What is being asked
Repeat the material below exactly, with no pictures.

Data shown

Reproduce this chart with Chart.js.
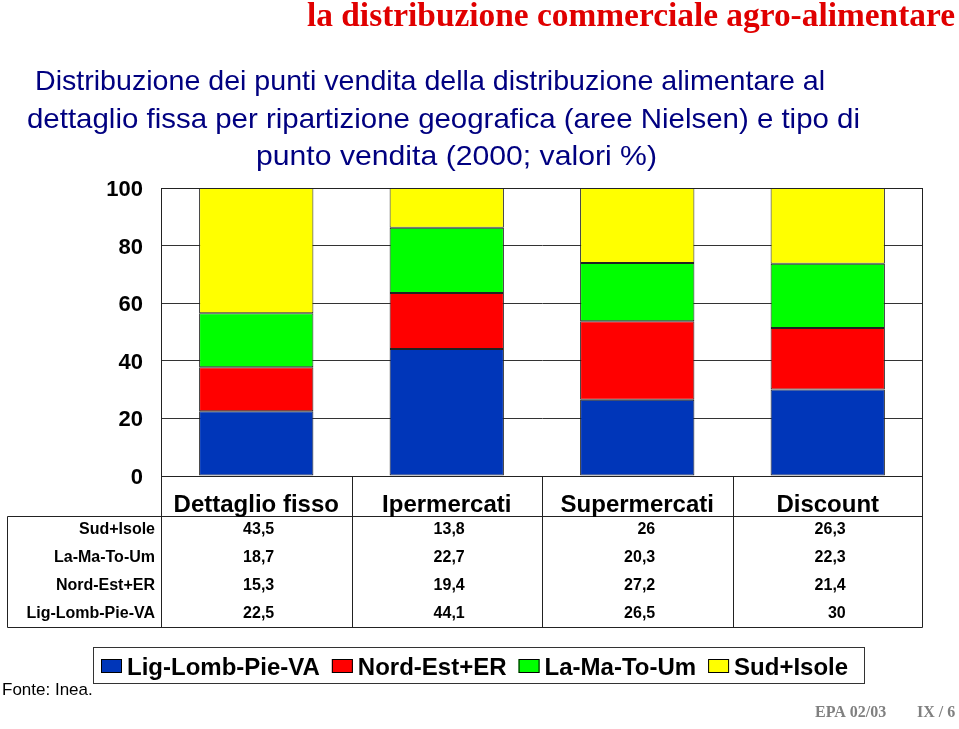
<!DOCTYPE html>
<html>
<head>
<meta charset="utf-8">
<script src="https://cdn.jsdelivr.net/npm/chart.js@4.4.1/dist/chart.umd.min.js"></script>
<style>
html,body{margin:0;padding:0;background:#fff;}
canvas{display:block;}
</style>
</head>
<body>
<canvas id="c" width="959" height="729"></canvas>
<script>
// ---- data ----
const categories = ['Dettaglio fisso', 'Ipermercati', 'Supermercati', 'Discount'];
const seriesNames = ['Lig-Lomb-Pie-VA', 'Nord-Est+ER', 'La-Ma-To-Um', 'Sud+Isole'];
const ligLombPieVA = [22.5, 44.1, 26.5, 30];
const nordEstER = [15.3, 19.4, 27.2, 21.4];
const laMaToUm = [18.7, 22.7, 20.3, 22.3];
const sudIsole = [43.5, 13.8, 26, 26.3];
const yTicks = [0, 20, 40, 60, 80, 100];
const titleText = 'la distribuzione commerciale agro-alimentare';
const subtitleLines = [
  'Distribuzione dei punti vendita della distribuzione alimentare al',
  'dettaglio fissa per ripartizione geografica (aree Nielsen) e tipo di',
  'punto vendita (2000; valori %)'
];
const sourceText = 'Fonte: Inea.';
const footerLeft = 'EPA 02/03';
const footerRight = 'IX / 6';

const seriesValues = [ligLombPieVA, nordEstER, laMaToUm, sudIsole];
const seriesColors = ['#0036b9', '#ff0000', '#00ff00', '#ffff00'];

const SANS = 'Arial, "Liberation Sans", sans-serif';
const SERIF = '"Times New Roman", "Liberation Serif", serif';
Chart.defaults.font.family = SANS;

const fmt = v => String(v).replace('.', ',');

function fitText(ctx, text, x, y, w, align) {
  const m = ctx.measureText(text).width;
  ctx.save();
  ctx.translate(x, y);
  ctx.scale(w / m, 1);
  ctx.textAlign = align;
  ctx.fillText(text, 0, 0);
  ctx.restore();
}

const bgPlugin = {
  id: 'bg',
  beforeDraw(chart) {
    const ctx = chart.ctx;
    ctx.save();
    ctx.fillStyle = '#fff';
    ctx.fillRect(0, 0, chart.width, chart.height);
    ctx.restore();
  }
};

const decorPlugin = {
  id: 'decor',
  afterDraw(chart) {
    const ctx = chart.ctx;
    const a = chart.chartArea;
    const xs = chart.scales.x;
    ctx.save();

    // plot frame
    ctx.strokeStyle = '#222';
    ctx.lineWidth = 1;
    ctx.strokeRect(Math.round(a.left) + 0.5, Math.round(a.top) + 0.5,
      Math.round(a.right - a.left) - 1, Math.round(a.bottom - a.top));

    // title
    ctx.fillStyle = '#e00000';
    ctx.font = 'bold 33px ' + SERIF;
    ctx.textBaseline = 'alphabetic';
    fitText(ctx, titleText, 631, 26, 648, 'center');

    // subtitle
    ctx.fillStyle = '#000080';
    ctx.font = '28px ' + SANS;
    ctx.textBaseline = 'alphabetic';
    const subPos = [[430, 90, 790], [443.5, 128, 833], [456.5, 165, 401]];
    subtitleLines.forEach((t, i) => fitText(ctx, t, subPos[i][0], subPos[i][1], subPos[i][2], 'center'));

    // data table
    const colW = (a.right - a.left) / categories.length;
    const tableLeft = 7.5;
    const headBottom = 516.5;
    const tableBottom = 627.5;
    const right = Math.round(a.right) - 0.5;
    ctx.strokeStyle = '#222';
    ctx.beginPath();
    for (let i = 0; i <= categories.length; i++) {
      const x = Math.round(a.left + i * colW) + 0.5 - (i === categories.length ? 1 : 0);
      ctx.moveTo(x, a.bottom);
      ctx.lineTo(x, tableBottom);
    }
    ctx.moveTo(tableLeft, headBottom); ctx.lineTo(right, headBottom);
    ctx.moveTo(tableLeft, tableBottom); ctx.lineTo(right, tableBottom);
    ctx.moveTo(tableLeft, headBottom); ctx.lineTo(tableLeft, tableBottom);
    ctx.stroke();

    ctx.fillStyle = '#000';
    ctx.font = 'bold 24px ' + SANS;
    ctx.textBaseline = 'alphabetic';
    ctx.textAlign = 'center';
    categories.forEach((c, i) => {
      ctx.fillText(c, xs.getPixelForValue(i), 512);
    });

    ctx.font = 'bold 16px ' + SANS;
    ctx.textBaseline = 'middle';
    for (let r = 0; r < seriesNames.length; r++) {
      const si = seriesNames.length - 1 - r;
      const y = 530 + r * 27.7;
      ctx.textAlign = 'right';
      ctx.fillText(seriesNames[si], 155, y);
      seriesValues[si].forEach((v, i) => {
        ctx.fillText(fmt(v), xs.getPixelForValue(i) + 18, y);
      });
    }

    // legend
    ctx.strokeStyle = '#333';
    ctx.strokeRect(93.5, 647.5, 771, 36);
    ctx.font = 'bold 24px ' + SANS;
    ctx.textBaseline = 'alphabetic';
    ctx.textAlign = 'left';
    let lx = 101;
    seriesNames.forEach((n, i) => {
      ctx.fillStyle = seriesColors[i];
      ctx.fillRect(lx, 659, 21, 14);
      ctx.strokeStyle = '#000';
      ctx.strokeRect(lx + 0.5, 659.5, 20, 13);
      ctx.fillStyle = '#000';
      ctx.fillText(n, lx + 26, 675);
      lx += 26 + ctx.measureText(n).width + 12;
    });

    // source + footer
    ctx.font = '17px ' + SANS;
    ctx.fillStyle = '#000';
    ctx.fillText(sourceText, 2, 695);
    ctx.font = 'bold 16px ' + SERIF;
    ctx.fillStyle = '#808080';
    ctx.fillText(footerLeft, 815, 717);
    ctx.fillText(footerRight, 917, 717);

    ctx.restore();
  }
};

new Chart(document.getElementById('c'), {
  type: 'bar',
  data: {
    labels: categories,
    datasets: seriesNames.map((n, i) => ({
      label: n,
      data: seriesValues[i],
      backgroundColor: seriesColors[i],
      borderColor: '#222',
      borderWidth: 1,
      borderSkipped: false,
      barPercentage: 0.6,
      categoryPercentage: 1.0
    }))
  },
  options: {
    responsive: false,
    animation: false,
    devicePixelRatio: 1,
    layout: { padding: { top: 188, right: 36, bottom: 253, left: 0 } },
    plugins: { legend: { display: false }, tooltip: { enabled: false } },
    scales: {
      x: { stacked: true, display: false },
      y: {
        stacked: true,
        min: 0,
        max: 100,
        afterFit(s) { s.width = 161; },
        afterBuildTicks(s) { s.ticks = yTicks.map(v => ({ value: v })); },
        ticks: { font: { size: 22, weight: 'bold' }, color: '#000', padding: 18, labelOffset: 2 },
        grid: { color: '#333', drawTicks: false },
        border: { display: true, color: '#222' }
      }
    }
  },
  plugins: [bgPlugin, decorPlugin]
});
</script>
</body>
</html>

Result of this task
Reproduce this chart with Chart.js.
<!DOCTYPE html>
<html>
<head>
<meta charset="utf-8">
<script src="https://cdn.jsdelivr.net/npm/chart.js@4.4.1/dist/chart.umd.min.js"></script>
<style>
html,body{margin:0;padding:0;background:#fff;}
canvas{display:block;}
</style>
</head>
<body>
<canvas id="c" width="959" height="729"></canvas>
<script>
// ---- data ----
const categories = ['Dettaglio fisso', 'Ipermercati', 'Supermercati', 'Discount'];
const seriesNames = ['Lig-Lomb-Pie-VA', 'Nord-Est+ER', 'La-Ma-To-Um', 'Sud+Isole'];
const ligLombPieVA = [22.5, 44.1, 26.5, 30];
const nordEstER = [15.3, 19.4, 27.2, 21.4];
const laMaToUm = [18.7, 22.7, 20.3, 22.3];
const sudIsole = [43.5, 13.8, 26, 26.3];
const yTicks = [0, 20, 40, 60, 80, 100];
const titleText = 'la distribuzione commerciale agro-alimentare';
const subtitleLines = [
  'Distribuzione dei punti vendita della distribuzione alimentare al',
  'dettaglio fissa per ripartizione geografica (aree Nielsen) e tipo di',
  'punto vendita (2000; valori %)'
];
const sourceText = 'Fonte: Inea.';
const footerLeft = 'EPA 02/03';
const footerRight = 'IX / 6';

const seriesValues = [ligLombPieVA, nordEstER, laMaToUm, sudIsole];
const seriesColors = ['#0036b9', '#ff0000', '#00ff00', '#ffff00'];

const SANS = 'Arial, "Liberation Sans", sans-serif';
const SERIF = '"Times New Roman", "Liberation Serif", serif';
Chart.defaults.font.family = SANS;

const fmt = v => String(v).replace('.', ',');

function fitText(ctx, text, x, y, w, align) {
  const m = ctx.measureText(text).width;
  ctx.save();
  ctx.translate(x, y);
  ctx.scale(w / m, 1);
  ctx.textAlign = align;
  ctx.fillText(text, 0, 0);
  ctx.restore();
}

const bgPlugin = {
  id: 'bg',
  beforeDraw(chart) {
    const ctx = chart.ctx;
    ctx.save();
    ctx.fillStyle = '#fff';
    ctx.fillRect(0, 0, chart.width, chart.height);
    ctx.restore();
  }
};

const decorPlugin = {
  id: 'decor',
  afterDraw(chart) {
    const ctx = chart.ctx;
    const a = chart.chartArea;
    const xs = chart.scales.x;
    ctx.save();

    // plot frame
    ctx.strokeStyle = '#222';
    ctx.lineWidth = 1;
    ctx.strokeRect(Math.round(a.left) + 0.5, Math.round(a.top) + 0.5,
      Math.round(a.right - a.left) - 1, Math.round(a.bottom - a.top));

    // title
    ctx.fillStyle = '#e00000';
    ctx.font = 'bold 33px ' + SERIF;
    ctx.textBaseline = 'alphabetic';
    fitText(ctx, titleText, 631, 26, 648, 'center');

    // subtitle
    ctx.fillStyle = '#000080';
    ctx.font = '28px ' + SANS;
    ctx.textBaseline = 'alphabetic';
    const subPos = [[430, 90, 790], [443.5, 128, 833], [456.5, 165, 401]];
    subtitleLines.forEach((t, i) => fitText(ctx, t, subPos[i][0], subPos[i][1], subPos[i][2], 'center'));

    // data table
    const colW = (a.right - a.left) / categories.length;
    const tableLeft = 7.5;
    const headBottom = 516.5;
    const tableBottom = 627.5;
    const right = Math.round(a.right) - 0.5;
    ctx.strokeStyle = '#222';
    ctx.beginPath();
    for (let i = 0; i <= categories.length; i++) {
      const x = Math.round(a.left + i * colW) + 0.5 - (i === categories.length ? 1 : 0);
      ctx.moveTo(x, a.bottom);
      ctx.lineTo(x, tableBottom);
    }
    ctx.moveTo(tableLeft, headBottom); ctx.lineTo(right, headBottom);
    ctx.moveTo(tableLeft, tableBottom); ctx.lineTo(right, tableBottom);
    ctx.moveTo(tableLeft, headBottom); ctx.lineTo(tableLeft, tableBottom);
    ctx.stroke();

    ctx.fillStyle = '#000';
    ctx.font = 'bold 24px ' + SANS;
    ctx.textBaseline = 'alphabetic';
    ctx.textAlign = 'center';
    categories.forEach((c, i) => {
      ctx.fillText(c, xs.getPixelForValue(i), 512);
    });

    ctx.font = 'bold 16px ' + SANS;
    ctx.textBaseline = 'middle';
    for (let r = 0; r < seriesNames.length; r++) {
      const si = seriesNames.length - 1 - r;
      const y = 530 + r * 27.7;
      ctx.textAlign = 'right';
      ctx.fillText(seriesNames[si], 155, y);
      seriesValues[si].forEach((v, i) => {
        ctx.fillText(fmt(v), xs.getPixelForValue(i) + 18, y);
      });
    }

    // legend
    ctx.strokeStyle = '#333';
    ctx.strokeRect(93.5, 647.5, 771, 36);
    ctx.font = 'bold 24px ' + SANS;
    ctx.textBaseline = 'alphabetic';
    ctx.textAlign = 'left';
    let lx = 101;
    seriesNames.forEach((n, i) => {
      ctx.fillStyle = seriesColors[i];
      ctx.fillRect(lx, 659, 21, 14);
      ctx.strokeStyle = '#000';
      ctx.strokeRect(lx + 0.5, 659.5, 20, 13);
      ctx.fillStyle = '#000';
      ctx.fillText(n, lx + 26, 675);
      lx += 26 + ctx.measureText(n).width + 12;
    });

    // source + footer
    ctx.font = '17px ' + SANS;
    ctx.fillStyle = '#000';
    ctx.fillText(sourceText, 2, 695);
    ctx.font = 'bold 16px ' + SERIF;
    ctx.fillStyle = '#808080';
    ctx.fillText(footerLeft, 815, 717);
    ctx.fillText(footerRight, 917, 717);

    ctx.restore();
  }
};

new Chart(document.getElementById('c'), {
  type: 'bar',
  data: {
    labels: categories,
    datasets: seriesNames.map((n, i) => ({
      label: n,
      data: seriesValues[i],
      backgroundColor: seriesColors[i],
      borderColor: '#222',
      borderWidth: 1,
      borderSkipped: false,
      barPercentage: 0.6,
      categoryPercentage: 1.0
    }))
  },
  options: {
    responsive: false,
    animation: false,
    devicePixelRatio: 1,
    layout: { padding: { top: 188, right: 36, bottom: 253, left: 0 } },
    plugins: { legend: { display: false }, tooltip: { enabled: false } },
    scales: {
      x: { stacked: true, display: false },
      y: {
        stacked: true,
        min: 0,
        max: 100,
        afterFit(s) { s.width = 161; },
        afterBuildTicks(s) { s.ticks = yTicks.map(v => ({ value: v })); },
        ticks: { font: { size: 22, weight: 'bold' }, color: '#000', padding: 18, labelOffset: 2 },
        grid: { color: '#333', drawTicks: false },
        border: { display: true, color: '#222' }
      }
    }
  },
  plugins: [bgPlugin, decorPlugin]
});
</script>
</body>
</html>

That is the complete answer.